The bill, HB 5150, was passed by the full General Assembly earlier this year and included a provision that expanded the options for removal of wood generated by tree work, including allowing residents to take wood for their use (but still requiring the utilities to remove any remaining debris). The main purpose of the bill - to require utilities to provide advance notice to towns and tree wardens of the utilities’ planned tree trimming schedule each year - remains intact.
“I am pleased and thank the Governor for signing HB 5150,” Rep. D’Agostino said. “The bill represents an important step forward in how we deal with the management of tree trimming, pruning and wood removal issue in our communities and I appreciate the bipartisan support for the legislation.”
“While I am very happy with the provisions we passed - including the notice requirement to towns - I still want us to do more in terms of overseeing and stopping the wholesale deforestation that the Department of Transportation is conducting on our state roads,” Rep. D’Agostino said. The DOT has committed to work with us to develop a comprehensive plan in the near future.”

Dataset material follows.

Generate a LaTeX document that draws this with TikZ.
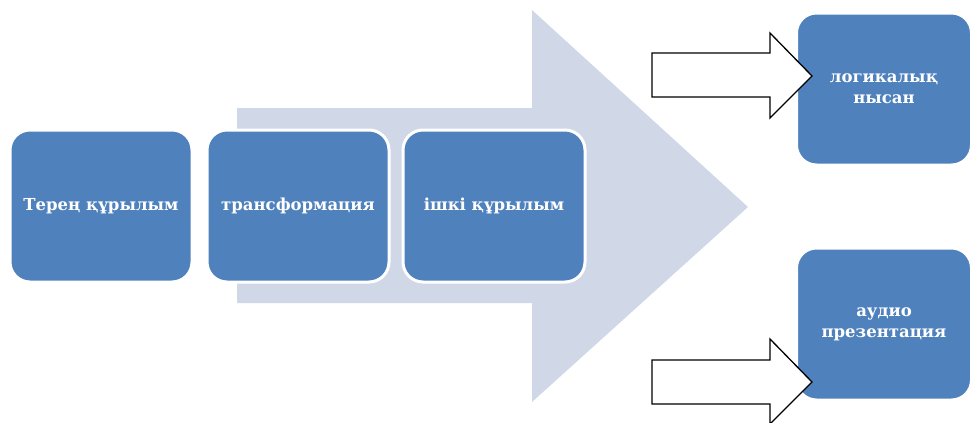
\documentclass[tikz,border=0pt]{standalone}
\usepackage{fontspec}
\setmainfont{DejaVu Serif}
\begin{document}
\begin{tikzpicture}[x=1pt,y=-1pt,
  bluebox/.style={rectangle, rounded corners=20pt, fill=boxblue, draw=white,
    line width=3pt, minimum width=182pt, minimum height=152pt, inner sep=0pt,
    text=white, font=\bfseries\fontsize{16.5}{21}\selectfont, align=center},
  sidebox/.style={bluebox, minimum width=175pt},
  outarrow/.style={fill=white, draw=black, line width=1.3pt, line join=miter}
]
\definecolor{boxblue}{HTML}{4F81BD}
\definecolor{arrowgray}{HTML}{D0D8E8}
\path[use as bounding box] (0,0) rectangle (972,423);
% big background arrow
\fill[arrowgray] (237,108) -- (532,108) -- (532,10) -- (748,207) -- (532,402) -- (532,303) -- (237,303) -- cycle;
% boxes
\node[bluebox] (b1) at (101,206) {Терең құрылым};
\node[bluebox] (b2) at (298,206) {трансформация};
\node[bluebox] (b3) at (494,206) {ішкі құрылым};
\node[sidebox] (r1) at (884,89) {логикалық\\нысан};
\node[sidebox] (r2) at (884,324) {аудио\\презентация};
% white block arrows
\draw[outarrow] (652,53) -- (770,53) -- (770,33) -- (812,76) -- (770,118) -- (770,97) -- (652,97) -- cycle;
\draw[outarrow] (652,360) -- (770,360) -- (770,339) -- (812,382) -- (770,424) -- (770,404) -- (652,404) -- cycle;
\end{tikzpicture}
\end{document}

The legislation does the following;
- Requires, by January 31, 2017, utilities intending to conduct vegetation management to begin annually providing the tree warden or chief elected official of the town or borough where the work will occur, (1) a plan with the proposed roads or areas for vegetation management activity and (2) an estimated schedule for the work. Within 14 days after receiving the plan, the town or borough must make it publicly available for the rest of the year, either electronically or by some other method.
- Requires utilities to remove any debris from vegetation management activities conducted in “utility protection zones” (within eight feet of either side of their wires and anywhere above or below them).The requirement applies to projects that a utility requests and receives approval from a tree warden or other applicable authority.
- The bill allows tree wardens to post notices of proposed shrub removal or pruning on groups of shrubs, instead of each individual shrub.